## Recorded data
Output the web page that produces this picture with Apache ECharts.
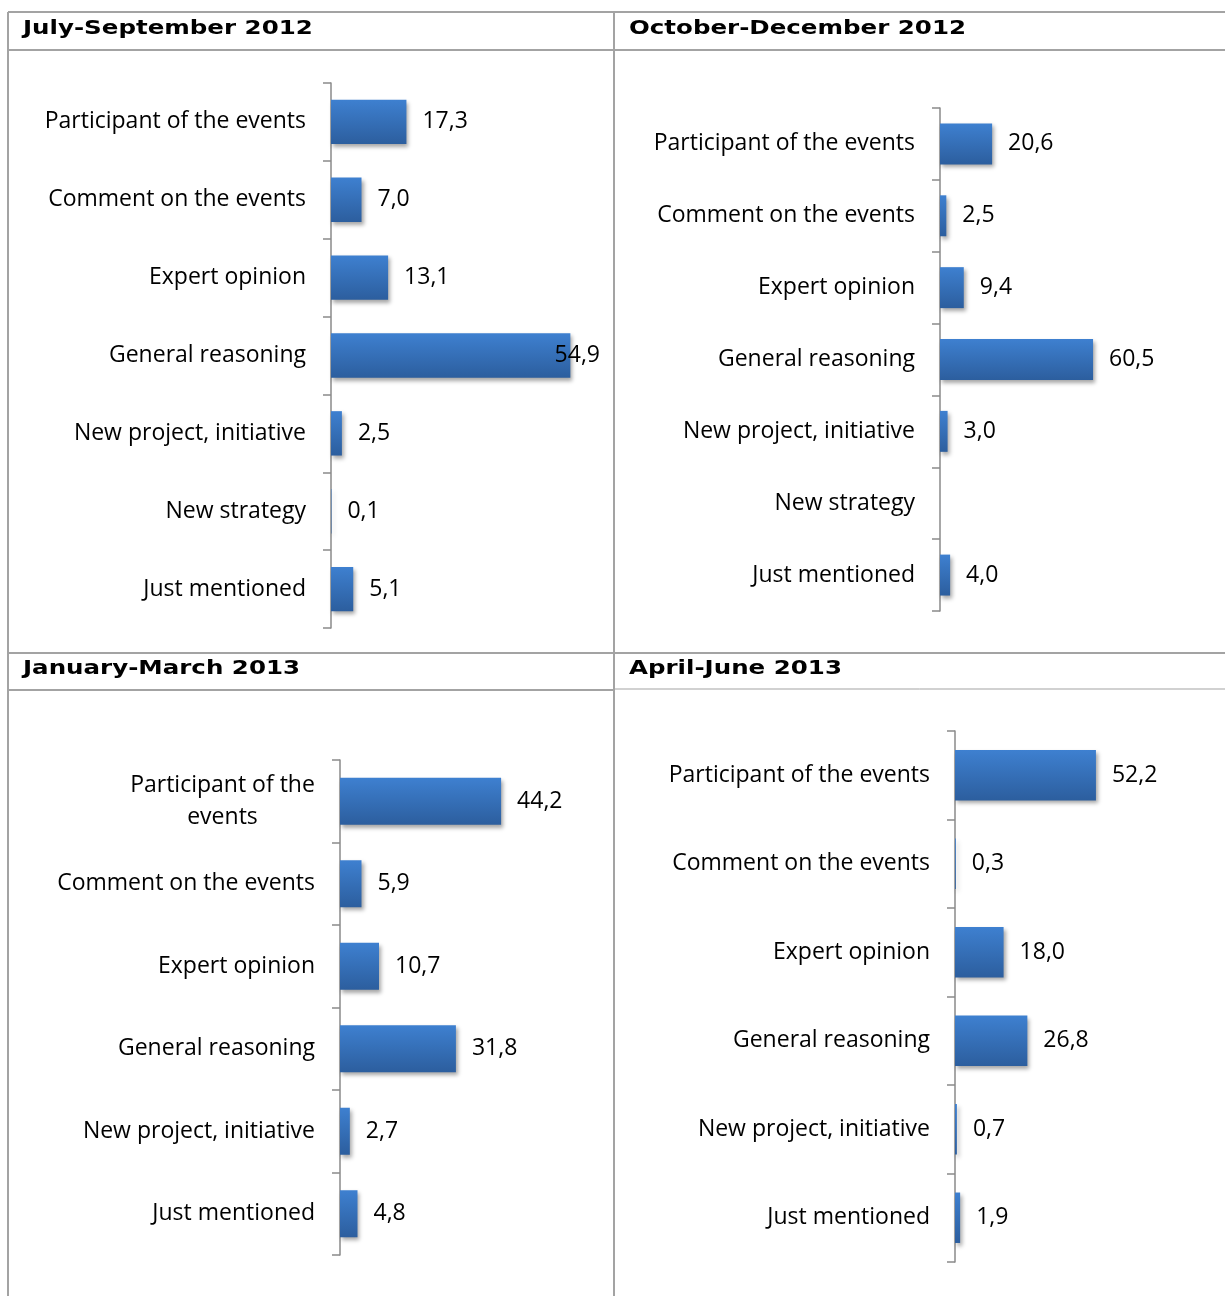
<!DOCTYPE html>
<html>
<head>
<meta charset="utf-8">
<title>Mentions by type, July 2012 – June 2013</title>
<script src="https://cdn.jsdelivr.net/npm/echarts@6/dist/echarts.min.js"></script>
<style>
  html, body { margin: 0; padding: 0; background: #fff; }
  #chart { width: 1225px; height: 1296px; }
</style>
</head>
<body>
<div id="chart"></div>
<script>
// ---- data ----
const periods = ['July-September 2012', 'October-December 2012', 'January-March 2013', 'April-June 2013'];

const categories2012 = ['Participant of the events', 'Comment on the events', 'Expert opinion',
  'General reasoning', 'New project, initiative', 'New strategy', 'Just mentioned'];
const categories2013 = ['Participant of the events', 'Comment on the events', 'Expert opinion',
  'General reasoning', 'New project, initiative', 'Just mentioned'];

const julSep2012 = [17.3, 7.0, 13.1, 54.9, 2.5, 0.1, 5.1];
const octDec2012 = [20.6, 2.5, 9.4, 60.5, 3.0, null, 4.0];
const janMar2013 = [44.2, 5.9, 10.7, 31.8, 2.7, 4.8];
const aprJun2013 = [52.2, 0.3, 18.0, 26.8, 0.7, 1.9];

// ---- layout of the four panels ----
const LABEL_FONT = '"Open Sans"';
const LABEL_SIZE = 23;
const VALUE_SIZE = 23;
const TITLE_FONT = '"DejaVu Sans", Verdana, sans-serif';

const panels = [
  { title: periods[0], cats: categories2012, values: julSep2012,
    left: 331, top: 83, width: 261.6, height: 545, max: 60, labelLimit: 600, wrapWidth: 0,
    titleX: 23, titleY: 29 },
  { title: periods[1], cats: categories2012, values: octDec2012,
    left: 940, top: 108, width: 253, height: 503, max: 100, labelLimit: 1220, wrapWidth: 0,
    titleX: 629, titleY: 29 },
  { title: periods[2], cats: categories2013, values: janMar2013,
    left: 340, top: 760, width: 218.7, height: 495, max: 60, labelLimit: 605, wrapWidth: 258.5,
    titleX: 23, titleY: 669 },
  { title: periods[3], cats: categories2013, values: aprJun2013,
    left: 955, top: 731, width: 276, height: 531, max: 100, labelLimit: 1220, wrapWidth: 0,
    titleX: 629, titleY: 669 }
];

// text measuring for wrapped category names
const measureCtx = document.createElement('canvas').getContext('2d');
function textWidth(s) {
  measureCtx.font = LABEL_SIZE + 'px ' + LABEL_FONT;
  return measureCtx.measureText(s).width;
}
function wrapLabel(name, maxW) {
  if (!maxW || textWidth(name) <= maxW) return name;
  const words = name.split(' ');
  const lines = [];
  let cur = '';
  words.forEach(w => {
    const t = cur ? cur + ' ' + w : w;
    if (textWidth(t) > maxW && cur) { lines.push(cur); cur = w; } else { cur = t; }
  });
  lines.push(cur);
  const boxW = Math.ceil(Math.max.apply(null, lines.map(textWidth)));
  return { lines, boxW };
}

const fmtValue = v => v.toFixed(1).replace('.', ',');

const grids = [], xAxes = [], yAxes = [], series = [];

panels.forEach((p, i) => {
  grids.push({ left: p.left, top: p.top, width: p.width, height: p.height, containLabel: false });

  xAxes.push({
    gridIndex: i, type: 'value', min: 0, max: p.max, show: false,
    splitLine: { show: false }
  });

  // category labels, centred multi-line blocks when wrapped
  yAxes.push({
    gridIndex: i, type: 'category', data: p.cats, inverse: true,
    axisLine: { show: true, lineStyle: { color: '#8a8a8a', width: 1.5 } },
    axisTick: { show: true, inside: false, length: 8, lineStyle: { color: '#8a8a8a', width: 1.5 } },
    axisLabel: {
      margin: 25, color: '#000', fontFamily: LABEL_FONT, fontSize: LABEL_SIZE, lineHeight: 32,
      formatter: function (name) {
        const w = wrapLabel(name, p.wrapWidth);
        if (typeof w === 'string') return name;
        return w.lines.map(l => '{c|' + l + '}').join('\n');
      },
      rich: {
        c: { width: 0, align: 'center', fontFamily: LABEL_FONT, fontSize: LABEL_SIZE, lineHeight: 32, color: '#000' }
      }
    },
    splitLine: { show: false }
  });

  // set the width of the centred box for wrapped labels
  p.cats.forEach(name => {
    const w = wrapLabel(name, p.wrapWidth);
    if (typeof w !== 'string') yAxes[i].axisLabel.rich.c.width = w.boxW;
  });

  series.push({
    type: 'bar', xAxisIndex: i, yAxisIndex: i,
    data: p.values,
    barCategoryGap: '43%',
    itemStyle: {
      color: new echarts.graphic.LinearGradient(0, 0, 0, 1, [
        { offset: 0, color: '#3e80d0' },
        { offset: 1, color: '#2c5e9e' }
      ]),
      shadowColor: 'rgba(0,0,0,0.35)', shadowBlur: 4, shadowOffsetX: 2, shadowOffsetY: 3
    },
    label: {
      show: true, position: 'right', distance: 16, offset: [0, 2],
      color: '#000', fontFamily: LABEL_FONT, fontSize: VALUE_SIZE,
      formatter: prm => prm.value == null ? '' : fmtValue(prm.value)
    },
    // keep value labels inside the panel's chart area
    labelLayout: function (prm) {
      const r = prm.labelRect;
      if (r.x + r.width > p.labelLimit) return { dx: p.labelLimit - (r.x + r.width) };
      return {};
    },
    animation: false
  });
});

// ---- table frame and panel headings ----
const LINE = '#a3a3a3';
const frame = [
  { x1: 8, y1: 12, x2: 1225, y2: 12, w: 2 },
  { x1: 8, y1: 50, x2: 1225, y2: 50, w: 2 },
  { x1: 8, y1: 653, x2: 1225, y2: 653, w: 2 },
  { x1: 8, y1: 690, x2: 614, y2: 690, w: 2 },
  { x1: 614, y1: 689, x2: 1225, y2: 689, w: 1 },
  { x1: 8, y1: 12, x2: 8, y2: 1296, w: 2 },
  { x1: 614, y1: 12, x2: 614, y2: 1296, w: 2 }
];
const graphics = frame.map(l => ({
  type: 'line', silent: true,
  shape: { x1: l.x1, y1: l.y1, x2: l.x2, y2: l.y2 },
  style: { stroke: LINE, lineWidth: l.w }
}));
panels.forEach(p => {
  graphics.push({
    type: 'text', x: p.titleX, y: p.titleY, scaleX: 1.29, silent: true,
    style: { text: p.title, font: 'bold 19px ' + TITLE_FONT, fill: '#000', align: 'left', verticalAlign: 'middle' }
  });
});

const chart = echarts.init(document.getElementById('chart'), null, { renderer: 'canvas' });
chart.setOption({
  animation: false,
  grid: grids,
  xAxis: xAxes,
  yAxis: yAxes,
  series: series,
  graphic: graphics
});
</script>
</body>
</html>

## Set exercise
Transcribe the material exactly, and leave out whatever pictures it holds.

## Correct response
Output the web page that produces this picture with Apache ECharts.
<!DOCTYPE html>
<html>
<head>
<meta charset="utf-8">
<title>Mentions by type, July 2012 – June 2013</title>
<script src="https://cdn.jsdelivr.net/npm/echarts@6/dist/echarts.min.js"></script>
<style>
  html, body { margin: 0; padding: 0; background: #fff; }
  #chart { width: 1225px; height: 1296px; }
</style>
</head>
<body>
<div id="chart"></div>
<script>
// ---- data ----
const periods = ['July-September 2012', 'October-December 2012', 'January-March 2013', 'April-June 2013'];

const categories2012 = ['Participant of the events', 'Comment on the events', 'Expert opinion',
  'General reasoning', 'New project, initiative', 'New strategy', 'Just mentioned'];
const categories2013 = ['Participant of the events', 'Comment on the events', 'Expert opinion',
  'General reasoning', 'New project, initiative', 'Just mentioned'];

const julSep2012 = [17.3, 7.0, 13.1, 54.9, 2.5, 0.1, 5.1];
const octDec2012 = [20.6, 2.5, 9.4, 60.5, 3.0, null, 4.0];
const janMar2013 = [44.2, 5.9, 10.7, 31.8, 2.7, 4.8];
const aprJun2013 = [52.2, 0.3, 18.0, 26.8, 0.7, 1.9];

// ---- layout of the four panels ----
const LABEL_FONT = '"Open Sans"';
const LABEL_SIZE = 23;
const VALUE_SIZE = 23;
const TITLE_FONT = '"DejaVu Sans", Verdana, sans-serif';

const panels = [
  { title: periods[0], cats: categories2012, values: julSep2012,
    left: 331, top: 83, width: 261.6, height: 545, max: 60, labelLimit: 600, wrapWidth: 0,
    titleX: 23, titleY: 29 },
  { title: periods[1], cats: categories2012, values: octDec2012,
    left: 940, top: 108, width: 253, height: 503, max: 100, labelLimit: 1220, wrapWidth: 0,
    titleX: 629, titleY: 29 },
  { title: periods[2], cats: categories2013, values: janMar2013,
    left: 340, top: 760, width: 218.7, height: 495, max: 60, labelLimit: 605, wrapWidth: 258.5,
    titleX: 23, titleY: 669 },
  { title: periods[3], cats: categories2013, values: aprJun2013,
    left: 955, top: 731, width: 276, height: 531, max: 100, labelLimit: 1220, wrapWidth: 0,
    titleX: 629, titleY: 669 }
];

// text measuring for wrapped category names
const measureCtx = document.createElement('canvas').getContext('2d');
function textWidth(s) {
  measureCtx.font = LABEL_SIZE + 'px ' + LABEL_FONT;
  return measureCtx.measureText(s).width;
}
function wrapLabel(name, maxW) {
  if (!maxW || textWidth(name) <= maxW) return name;
  const words = name.split(' ');
  const lines = [];
  let cur = '';
  words.forEach(w => {
    const t = cur ? cur + ' ' + w : w;
    if (textWidth(t) > maxW && cur) { lines.push(cur); cur = w; } else { cur = t; }
  });
  lines.push(cur);
  const boxW = Math.ceil(Math.max.apply(null, lines.map(textWidth)));
  return { lines, boxW };
}

const fmtValue = v => v.toFixed(1).replace('.', ',');

const grids = [], xAxes = [], yAxes = [], series = [];

panels.forEach((p, i) => {
  grids.push({ left: p.left, top: p.top, width: p.width, height: p.height, containLabel: false });

  xAxes.push({
    gridIndex: i, type: 'value', min: 0, max: p.max, show: false,
    splitLine: { show: false }
  });

  // category labels, centred multi-line blocks when wrapped
  yAxes.push({
    gridIndex: i, type: 'category', data: p.cats, inverse: true,
    axisLine: { show: true, lineStyle: { color: '#8a8a8a', width: 1.5 } },
    axisTick: { show: true, inside: false, length: 8, lineStyle: { color: '#8a8a8a', width: 1.5 } },
    axisLabel: {
      margin: 25, color: '#000', fontFamily: LABEL_FONT, fontSize: LABEL_SIZE, lineHeight: 32,
      formatter: function (name) {
        const w = wrapLabel(name, p.wrapWidth);
        if (typeof w === 'string') return name;
        return w.lines.map(l => '{c|' + l + '}').join('\n');
      },
      rich: {
        c: { width: 0, align: 'center', fontFamily: LABEL_FONT, fontSize: LABEL_SIZE, lineHeight: 32, color: '#000' }
      }
    },
    splitLine: { show: false }
  });

  // set the width of the centred box for wrapped labels
  p.cats.forEach(name => {
    const w = wrapLabel(name, p.wrapWidth);
    if (typeof w !== 'string') yAxes[i].axisLabel.rich.c.width = w.boxW;
  });

  series.push({
    type: 'bar', xAxisIndex: i, yAxisIndex: i,
    data: p.values,
    barCategoryGap: '43%',
    itemStyle: {
      color: new echarts.graphic.LinearGradient(0, 0, 0, 1, [
        { offset: 0, color: '#3e80d0' },
        { offset: 1, color: '#2c5e9e' }
      ]),
      shadowColor: 'rgba(0,0,0,0.35)', shadowBlur: 4, shadowOffsetX: 2, shadowOffsetY: 3
    },
    label: {
      show: true, position: 'right', distance: 16, offset: [0, 2],
      color: '#000', fontFamily: LABEL_FONT, fontSize: VALUE_SIZE,
      formatter: prm => prm.value == null ? '' : fmtValue(prm.value)
    },
    // keep value labels inside the panel's chart area
    labelLayout: function (prm) {
      const r = prm.labelRect;
      if (r.x + r.width > p.labelLimit) return { dx: p.labelLimit - (r.x + r.width) };
      return {};
    },
    animation: false
  });
});

// ---- table frame and panel headings ----
const LINE = '#a3a3a3';
const frame = [
  { x1: 8, y1: 12, x2: 1225, y2: 12, w: 2 },
  { x1: 8, y1: 50, x2: 1225, y2: 50, w: 2 },
  { x1: 8, y1: 653, x2: 1225, y2: 653, w: 2 },
  { x1: 8, y1: 690, x2: 614, y2: 690, w: 2 },
  { x1: 614, y1: 689, x2: 1225, y2: 689, w: 1 },
  { x1: 8, y1: 12, x2: 8, y2: 1296, w: 2 },
  { x1: 614, y1: 12, x2: 614, y2: 1296, w: 2 }
];
const graphics = frame.map(l => ({
  type: 'line', silent: true,
  shape: { x1: l.x1, y1: l.y1, x2: l.x2, y2: l.y2 },
  style: { stroke: LINE, lineWidth: l.w }
}));
panels.forEach(p => {
  graphics.push({
    type: 'text', x: p.titleX, y: p.titleY, scaleX: 1.29, silent: true,
    style: { text: p.title, font: 'bold 19px ' + TITLE_FONT, fill: '#000', align: 'left', verticalAlign: 'middle' }
  });
});

const chart = echarts.init(document.getElementById('chart'), null, { renderer: 'canvas' });
chart.setOption({
  animation: false,
  grid: grids,
  xAxis: xAxes,
  yAxis: yAxes,
  series: series,
  graphic: graphics
});
</script>
</body>
</html>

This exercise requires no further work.